The ‘Global War On Terror’: What Is It We’re Fighting?
Wednesday, July 23rd, 2008 by RLRFrom The Seattle PI
By Bidisha Biswas
Fighting the so-called “Global War on Terror” has become the cornerstone of our foreign policy. Are we winning or losing this war?
To answer this question, we have to first try and understand what we mean by terrorism. Terrorism is an intensely contested, value-laden term. Despite several debates, the member states of the United Nations are still unable to agree on even a basic definition.
The public discourse in the United States has shown little hint of these contestations. As late as 2006, Defense Secretary Donald Rumsfeld said that ” … any kind of moral and intellectual confusion about who and what is right or wrong can severely weaken the ability of free societies to persevere.”
We have been asked, repeatedly, to assume that terrorists are always wrong; those who fight terrorists are always right.
Most experts agree that terrorism is the deliberate use of violence by nonstate actors against civilians for a political reason.
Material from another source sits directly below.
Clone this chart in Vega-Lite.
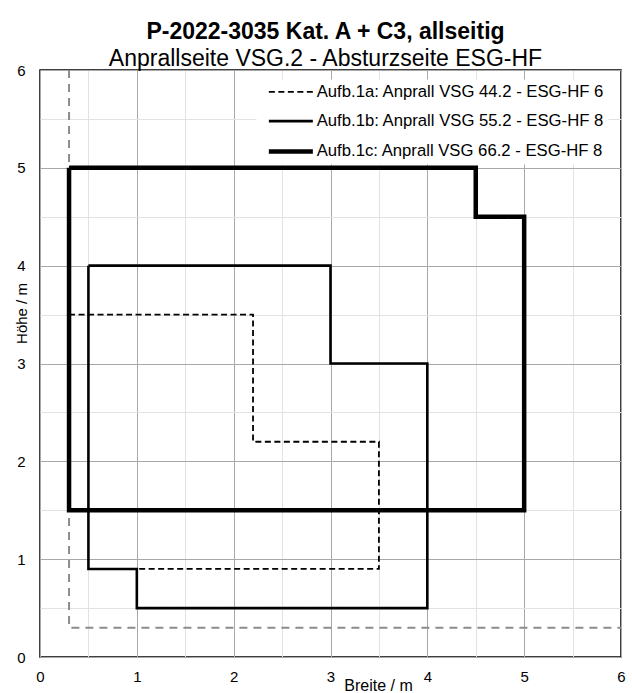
{
  "$schema": "https://vega.github.io/schema/vega-lite/v6.json",
  "width": 581,
  "height": 587,
  "autosize": "none",
  "padding": {"left": 40, "top": 70, "right": 11, "bottom": 36},
  "background": "white",
  "title": {
    "text": "P-2022-3035 Kat. A + C3, allseitig",
    "subtitle": "Anprallseite VSG.2 - Absturzseite ESG-HF",
    "font": "Liberation Sans",
    "fontSize": 23,
    "fontWeight": "bold",
    "color": "black",
    "subtitleFont": "Liberation Sans",
    "subtitleFontSize": 23,
    "subtitleColor": "black",
    "anchor": "middle",
    "dx": -5,
    "offset": -8,
    "subtitlePadding": 4
  },
  "config": {"view": {"stroke": "black", "strokeWidth": 1.5}},
  "datasets": {
    "guide": [
      {"i": 0, "x": 0.3, "y": 6},
      {"i": 1, "x": 0.3, "y": 0.3},
      {"i": 2, "x": 6, "y": 0.3}
    ],
    "shapes": [
      {"s": "Aufb.1a: Anprall VSG 44.2 - ESG-HF 6", "i": 0, "x": 0.3, "y": 3.5},
      {"s": "Aufb.1a: Anprall VSG 44.2 - ESG-HF 6", "i": 1, "x": 2.2, "y": 3.5},
      {"s": "Aufb.1a: Anprall VSG 44.2 - ESG-HF 6", "i": 2, "x": 2.2, "y": 2.2},
      {"s": "Aufb.1a: Anprall VSG 44.2 - ESG-HF 6", "i": 3, "x": 3.5, "y": 2.2},
      {"s": "Aufb.1a: Anprall VSG 44.2 - ESG-HF 6", "i": 4, "x": 3.5, "y": 0.9},
      {"s": "Aufb.1a: Anprall VSG 44.2 - ESG-HF 6", "i": 5, "x": 1, "y": 0.9},
      {"s": "Aufb.1b: Anprall VSG 55.2 - ESG-HF 8", "i": 0, "x": 0.5, "y": 4},
      {"s": "Aufb.1b: Anprall VSG 55.2 - ESG-HF 8", "i": 1, "x": 3, "y": 4},
      {"s": "Aufb.1b: Anprall VSG 55.2 - ESG-HF 8", "i": 2, "x": 3, "y": 3},
      {"s": "Aufb.1b: Anprall VSG 55.2 - ESG-HF 8", "i": 3, "x": 4, "y": 3},
      {"s": "Aufb.1b: Anprall VSG 55.2 - ESG-HF 8", "i": 4, "x": 4, "y": 0.5},
      {"s": "Aufb.1b: Anprall VSG 55.2 - ESG-HF 8", "i": 5, "x": 1, "y": 0.5},
      {"s": "Aufb.1b: Anprall VSG 55.2 - ESG-HF 8", "i": 6, "x": 1, "y": 0.9},
      {"s": "Aufb.1b: Anprall VSG 55.2 - ESG-HF 8", "i": 7, "x": 0.5, "y": 0.9},
      {"s": "Aufb.1b: Anprall VSG 55.2 - ESG-HF 8", "i": 8, "x": 0.5, "y": 4},
      {"s": "Aufb.1c: Anprall VSG 66.2 - ESG-HF 8", "i": 0, "x": 0.3, "y": 5},
      {"s": "Aufb.1c: Anprall VSG 66.2 - ESG-HF 8", "i": 1, "x": 4.5, "y": 5},
      {"s": "Aufb.1c: Anprall VSG 66.2 - ESG-HF 8", "i": 2, "x": 4.5, "y": 4.5},
      {"s": "Aufb.1c: Anprall VSG 66.2 - ESG-HF 8", "i": 3, "x": 5, "y": 4.5},
      {"s": "Aufb.1c: Anprall VSG 66.2 - ESG-HF 8", "i": 4, "x": 5, "y": 1.5},
      {"s": "Aufb.1c: Anprall VSG 66.2 - ESG-HF 8", "i": 5, "x": 0.3, "y": 1.5},
      {"s": "Aufb.1c: Anprall VSG 66.2 - ESG-HF 8", "i": 6, "x": 0.3, "y": 5}
    ]
  },
  "encoding": {
    "x": {
      "field": "x",
      "type": "quantitative",
      "scale": {"domain": [0, 6], "nice": false, "zero": false},
      "axis": {
        "values": [0, 0.5, 1, 1.5, 2, 2.5, 3, 3.5, 4, 4.5, 5, 5.5, 6],
        "grid": true,
        "gridColor": {"condition": {"test": "datum.value % 1 !== 0", "value": "#e2e2e2"}, "value": "#a8a8a8"},
        "gridWidth": 1,
        "labelExpr": "datum.value % 1 === 0 ? format(datum.value, 'd') : ''",
        "labelFlush": false,
        "labelOverlap": false,
        "ticks": false,
        "domain": false,
        "labelPadding": 12,
        "labelFont": "Liberation Sans",
        "labelFontSize": 15,
        "labelColor": "black",
        "title": "Breite / m",
        "titleFont": "Liberation Sans",
        "titleFontSize": 16,
        "titleFontWeight": "normal",
        "titleColor": "black",
        "titleX": 338,
        "titleY": 20,
        "titleBaseline": "top"
      }
    },
    "y": {
      "field": "y",
      "type": "quantitative",
      "scale": {"domain": [0, 6], "nice": false, "zero": false},
      "axis": {
        "values": [0, 0.5, 1, 1.5, 2, 2.5, 3, 3.5, 4, 4.5, 5, 5.5, 6],
        "grid": true,
        "gridColor": {"condition": {"test": "datum.value % 1 !== 0", "value": "#e2e2e2"}, "value": "#a8a8a8"},
        "gridWidth": 1,
        "labelExpr": "datum.value % 1 === 0 ? format(datum.value, 'd') : ''",
        "labelFlush": false,
        "labelOverlap": false,
        "ticks": false,
        "domain": false,
        "labelPadding": 15,
        "labelFont": "Liberation Sans",
        "labelFontSize": 15,
        "labelColor": "black",
        "title": "Höhe / m",
        "titleFont": "Liberation Sans",
        "titleFontSize": 15,
        "titleFontWeight": "normal",
        "titleColor": "black",
        "titleX": -19,
        "titleY": 243,
        "titleBaseline": "middle"
      }
    },
    "order": {"field": "i", "type": "quantitative"}
  },
  "layer": [
    {
      "data": {"name": "guide"},
      "mark": {"type": "line", "color": "#8c8c8c", "strokeWidth": 2, "strokeDash": [8, 6]}
    },
    {
      "data": {"name": "shapes"},
      "mark": {"type": "line", "color": "black"},
      "encoding": {
        "strokeDash": {
          "field": "s",
          "type": "nominal",
          "scale": {
            "domain": ["Aufb.1a: Anprall VSG 44.2 - ESG-HF 6", "Aufb.1b: Anprall VSG 55.2 - ESG-HF 8", "Aufb.1c: Anprall VSG 66.2 - ESG-HF 8"],
            "range": [[6, 3.5], [1, 0], [1, 0]]
          },
          "legend": {
            "orient": "none",
            "legendX": 216.5,
            "legendY": 9.5,
            "title": null,
            "fillColor": "white",
            "padding": 4,
            "symbolType": "M0,0H8",
            "symbolSize": 121,
            "symbolStrokeColor": "black",
            "labelFont": "Liberation Sans",
            "labelFontSize": 16.7,
            "labelColor": "black",
            "labelLimit": 400,
            "rowPadding": 11.3,
            "labelOffset": 39.5
          }
        },
        "strokeWidth": {
          "field": "s",
          "type": "nominal",
          "scale": {
            "type": "ordinal",
            "domain": ["Aufb.1a: Anprall VSG 44.2 - ESG-HF 6", "Aufb.1b: Anprall VSG 55.2 - ESG-HF 8", "Aufb.1c: Anprall VSG 66.2 - ESG-HF 8"],
            "range": [1.8, 2.6, 4.5]
          },
          "legend": {
            "orient": "none",
            "legendX": 216.5,
            "legendY": 9.5,
            "title": null,
            "fillColor": "white",
            "padding": 4,
            "symbolType": "M0,0H8",
            "symbolSize": 121,
            "symbolStrokeColor": "black",
            "labelFont": "Liberation Sans",
            "labelFontSize": 16.7,
            "labelColor": "black",
            "labelLimit": 400,
            "rowPadding": 11.3,
            "labelOffset": 39.5
          }
        }
      }
    }
  ]
}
Yet, even this definition reveals more questions than answers.
For example, when soldiers are killed in noncombat areas (think of troops that died in the 2005 Bali bombings or the 2000 attack on the USS Cole), is that terrorism or is it war? What happens when state-funded militias kill civilians? Should we distinguish between “just” and “unjust” political goals? There are no easy answers to these questions; but pretending that the questions do not even exist dooms our policies to failure.